CHM 6103 - Chemical Education: Provides students with the background and knowledge to apply the most current teaching theories and tactics in the chemistry classroom. Students will gain experience and confidence in utilizing multiple educational approaches to teach chemistry. Best practices for teaching will be explored and discussed, including an emphasis on inclusive and adaptive strategies for every classroom. Students will leave with practical and applicable resources, instructional methods, and hands-on approaches to sharing their knowledge of chemistry with others.
CHM 6111 - Chemistry of the Elements: A survey of the periodic table, its development and organization, in-depth looks at the behavior of the different elemental groups and the root of periodic trends. Environmental Chemistry — Development of a fundamental understanding of the behavior of natural and anthropogenic chemicals in the atmospheric, aquatic and geochemical spheres. Students will investigate the cycling and impact of chemicals in the environment through fundamental photochemical, kinetic and transport aspects.

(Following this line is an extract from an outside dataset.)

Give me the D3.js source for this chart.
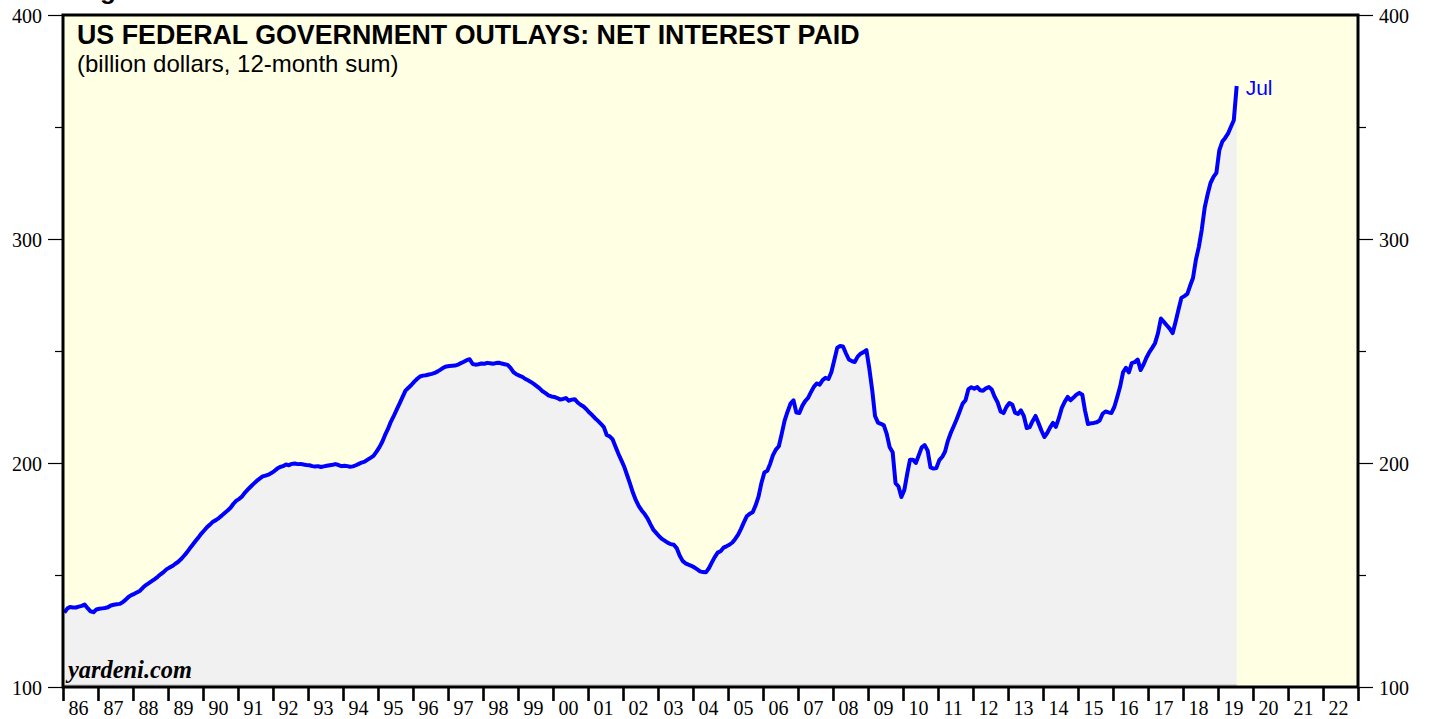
<!DOCTYPE html>
<html>
<head>
<meta charset="utf-8">
<style>
  body { margin: 0; background: #fff; }
  text.serif { font-family: "Liberation Serif", "Times New Roman", serif; }
  text.sans { font-family: "Liberation Sans", Arial, sans-serif; }
</style>
<script src="https://d3js.org/d3.v7.min.js"></script>
</head>
<body>
<div id="chart"></div>
<script>
// Net interest paid, billion dollars, 12-month sum, monthly from Jan 1986 to Jul 2019
var startYear = 1986;
var lastLabel = "Jul";
var yTicks = [100, 150, 200, 250, 300, 350, 400];
var netInterest = [
  133.2, 135.0, 135.7, 135.5, 135.5, 135.9, 136.2, 136.8, 135.2, 133.8, 133.4, 134.6, // 86
  134.9, 135.1, 135.3, 135.6, 136.4, 136.7, 136.9, 137.1, 137.8, 138.9, 140.2, 141.0, // 87
  141.6, 142.3, 143.0, 144.4, 145.5, 146.4, 147.3, 148.2, 149.2, 150.3, 151.3, 152.5, // 88
  153.3, 154.0, 154.9, 155.8, 157.0, 158.5, 160.0, 161.8, 163.5, 165.2, 166.8, 168.5, // 89
  170.0, 171.5, 172.5, 173.8, 174.5, 175.4, 176.5, 177.7, 178.8, 180.0, 181.8, 183.2, // 90
  184.0, 185.2, 186.8, 188.2, 189.5, 190.8, 192.0, 193.0, 194.0, 194.4, 194.8, 195.5, // 91
  196.4, 197.5, 198.2, 198.6, 199.3, 199.0, 199.6, 199.8, 199.5, 199.6, 199.3, 199.1, // 92
  199.0, 198.6, 198.4, 198.6, 198.2, 198.5, 198.8, 199.0, 199.2, 199.5, 199.1, 198.6, // 93
  198.8, 198.6, 198.3, 198.5, 199.0, 199.6, 200.2, 200.6, 201.5, 202.3, 203.2, 205.0, // 94
  207.0, 209.5, 212.4, 215.2, 218.4, 221.0, 223.8, 226.6, 229.5, 232.3, 233.6, 234.8, // 95
  236.3, 237.6, 238.6, 239.0, 239.2, 239.5, 239.8, 240.2, 240.9, 241.7, 242.6, 243.1, // 96
  243.3, 243.4, 243.5, 243.9, 244.6, 245.2, 245.9, 246.3, 244.2, 243.9, 244.1, 244.4, // 97
  244.3, 244.7, 244.5, 244.3, 244.6, 244.8, 244.4, 244.1, 243.8, 242.5, 240.6, 239.6, // 98
  239.0, 238.5, 237.6, 236.9, 236.2, 235.3, 234.3, 233.3, 232.0, 231.2, 230.2, 229.7, // 99
  229.5, 229.0, 228.3, 228.6, 229.0, 227.8, 228.3, 228.5, 227.0, 226.0, 225.2, 224.0, // 00
  222.5, 221.3, 220.0, 218.8, 217.5, 216.0, 212.5, 211.9, 210.5, 207.3, 204.0, 201.2, // 01
  198.2, 194.3, 190.8, 186.7, 183.4, 180.7, 178.8, 177.2, 175.2, 172.6, 170.1, 168.7, // 02
  167.2, 166.0, 165.2, 164.3, 163.8, 163.5, 162.0, 158.7, 156.3, 155.2, 154.6, 154.1, // 03
  153.4, 152.5, 151.6, 151.3, 151.2, 153.0, 155.5, 158.0, 160.0, 160.6, 162.2, 162.8, // 04
  163.5, 164.5, 166.0, 167.9, 170.5, 173.5, 176.2, 177.3, 178.0, 181.0, 185.0, 191.0, // 05
  195.8, 196.5, 199.5, 203.5, 206.0, 207.5, 213.0, 219.0, 223.0, 226.5, 228.0, 222.5, // 06
  222.3, 225.5, 227.5, 229.0, 231.5, 234.0, 235.5, 235.0, 237.0, 238.0, 237.5, 240.5, // 07
  246.0, 251.5, 252.2, 252.0, 249.0, 246.2, 245.5, 245.1, 247.5, 248.8, 249.5, 250.4, // 08
  242.0, 232.0, 221.0, 218.0, 217.5, 216.8, 213.0, 207.0, 204.8, 191.0, 189.5, 184.8, // 09
  188.0, 195.5, 201.5, 201.5, 200.0, 203.5, 207.0, 208.0, 205.5, 198.0, 197.5, 197.8, // 10
  201.3, 202.8, 205.0, 210.0, 213.5, 216.5, 219.5, 223.0, 226.5, 228.0, 233.0, 233.8, // 11
  233.2, 233.9, 232.5, 232.3, 233.3, 233.9, 232.8, 229.5, 227.0, 223.0, 222.3, 225.0, // 12
  226.8, 226.0, 222.5, 221.9, 223.5, 221.0, 215.6, 216.0, 218.8, 221.0, 217.8, 214.5, // 13
  211.6, 213.5, 215.8, 217.9, 216.1, 220.0, 224.5, 227.3, 229.5, 228.0, 229.2, 230.5, // 14
  231.3, 230.5, 223.5, 217.4, 217.7, 217.9, 218.2, 219.0, 222.0, 223.0, 222.6, 222.3, // 15
  225.0, 229.5, 234.0, 240.5, 242.5, 240.5, 244.6, 245.0, 246.2, 241.5, 244.0, 247.0, // 16
  249.5, 251.5, 253.5, 258.0, 264.5, 263.0, 261.5, 260.0, 258.0, 263.0, 268.5, 273.7, // 17
  274.5, 275.5, 279.0, 282.6, 290.6, 296.5, 304.0, 314.0, 320.0, 325.0, 327.7, 329.5, // 18
  339.7, 343.5, 345.0, 347.0, 350.0, 353.0, 368.3                                      // 19
];

var W = 1431, H = 719;
var margin = { top: 15, right: 73, bottom: 32, left: 63 };
var width = W - margin.left - margin.right,
    height = H - margin.top - margin.bottom;

var data = netInterest.map(function(v, i) {
  return { date: new Date(startYear, i, 15), value: v };
});

var x = d3.scaleTime()
  .domain([new Date(startYear, 0, 1), new Date(2023, 0, 1)])
  .range([0, width]);
var y = d3.scaleLinear().domain([100, 400]).range([height, 0]);

var svg = d3.select("#chart").append("svg")
  .attr("width", W).attr("height", H)
  .style("display", "block");

// heading above the frame, only its descender shows (as in the original page crop)
svg.append("text").attr("class", "sans")
  .attr("x", 77).attr("y", -1.5)
  .style("font-size", "26px").style("font-weight", "bold")
  .text("Figure 1.");

var g = svg.append("g")
  .attr("transform", "translate(" + margin.left + "," + margin.top + ")");

g.append("rect")
  .attr("width", width).attr("height", height)
  .attr("fill", "#ffffe4");

var area = d3.area()
  .x(function(d) { return x(d.date); })
  .y0(height)
  .y1(function(d) { return y(d.value); });

g.append("path").datum(data)
  .attr("d", area)
  .attr("fill", "#f1f1f1");

g.append("line")
  .attr("x1", 0).attr("x2", x(data[data.length - 1].date))
  .attr("y1", height - 2).attr("y2", height - 2)
  .attr("stroke", "#b5b5b5").attr("stroke-width", 1);

var line = d3.line()
  .x(function(d) { return x(d.date); })
  .y(function(d) { return y(d.value); });

g.append("path").datum(data)
  .attr("d", line)
  .attr("fill", "none")
  .attr("stroke", "#0000ff")
  .attr("stroke-width", 4)
  .attr("stroke-linejoin", "round");

var last = data[data.length - 1];
g.append("text").attr("class", "sans")
  .attr("x", x(last.date) + 9).attr("y", y(last.value) + 9)
  .style("font-size", "21px").attr("fill", "#0000ff")
  .text(lastLabel);

// titles
g.append("text").attr("class", "sans")
  .attr("x", 14).attr("y", 29)
  .style("font-size", "26.8px").style("font-weight", "bold")
  .text("US FEDERAL GOVERNMENT OUTLAYS: NET INTEREST PAID");
g.append("text").attr("class", "sans")
  .attr("x", 14).attr("y", 57)
  .style("font-size", "24px")
  .text("(billion dollars, 12-month sum)");

g.append("text").attr("class", "serif")
  .attr("x", 5).attr("y", height - 9)
  .style("font-size", "24.4px").style("font-weight", "bold").style("font-style", "italic")
  .text("yardeni.com");

// y axes
function styleY(sel, dir) {
  sel.select(".domain").remove();
  sel.selectAll(".tick line")
    .attr("x2", function(d) { return dir * (d % 100 === 0 ? 15 : 8); })
    .attr("stroke", "#000").attr("stroke-width", 1.2);
  sel.selectAll(".tick text")
    .attr("class", "serif")
    .attr("x", dir * 21)
    .attr("dy", "0.36em")
    .style("font-size", "20px").attr("fill", "#000");
}

g.append("g")
  .call(d3.axisLeft(y).tickValues(yTicks)
    .tickFormat(function(d) { return d % 100 === 0 ? d : ""; }))
  .call(styleY, -1);

g.append("g")
  .attr("transform", "translate(" + width + ",0)")
  .call(d3.axisRight(y).tickValues(yTicks)
    .tickFormat(function(d) { return d % 100 === 0 ? d : ""; }))
  .call(styleY, 1);

// x axis
var xAxis = g.append("g")
  .attr("transform", "translate(0," + height + ")")
  .call(d3.axisBottom(x).ticks(d3.timeYear.every(1))
    .tickFormat(d3.timeFormat("%y")).tickSize(14).tickSizeOuter(0));
xAxis.select(".domain").remove();
xAxis.selectAll(".tick line").attr("stroke", "#000").attr("stroke-width", 2.6);
xAxis.selectAll(".tick text")
  .attr("class", "serif")
  .attr("x", 5).attr("y", 28).attr("dy", 0)
  .attr("text-anchor", "start")
  .style("font-size", "20px").attr("fill", "#000")
  .filter(function(d) { return d.getFullYear() >= 2023; }).remove();

// frame
g.append("rect")
  .attr("width", width).attr("height", height)
  .attr("fill", "none").attr("stroke", "#000").attr("stroke-width", 3);
</script>
</body>
</html>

CHM 6104 - Energy and Environment: Development of a fundamental understanding of the behavior of natural and anthropogenic chemicals in the atmospheric, aquatic and geochemical spheres. Students will investigate the cycling and impact of chemicals in the environment through via fundamental photochemical, kinetic and transport aspects.
CHM 6105 - Introduction to Computational Chemistry: Several of the basic computational techniques will be discussed. The fundamentals of molecular dynamics, Monte Carlo simulations, electronic calculations as well as applications in materials science, phase equilibria and some industrial applications will be covered.
CHM 6101 - Medical Biochemistry: Biochemically distinguish protein structure and function in relation to selected human diseases. Describe the biochemical consequences underlying disease such as sickle cell anemia, diabetes, Alzheimer's and cancer. Recognize that biochemistry integrates knowledge of the chemical processes in living cells with strategies to understand disease and identify potential therapies.
CHM 6113 - Organometallic Reaction and Structures: A study of the bonding and reactions that are common for organometallic compounds. The course will study both main-group and transition metal organometallic systems.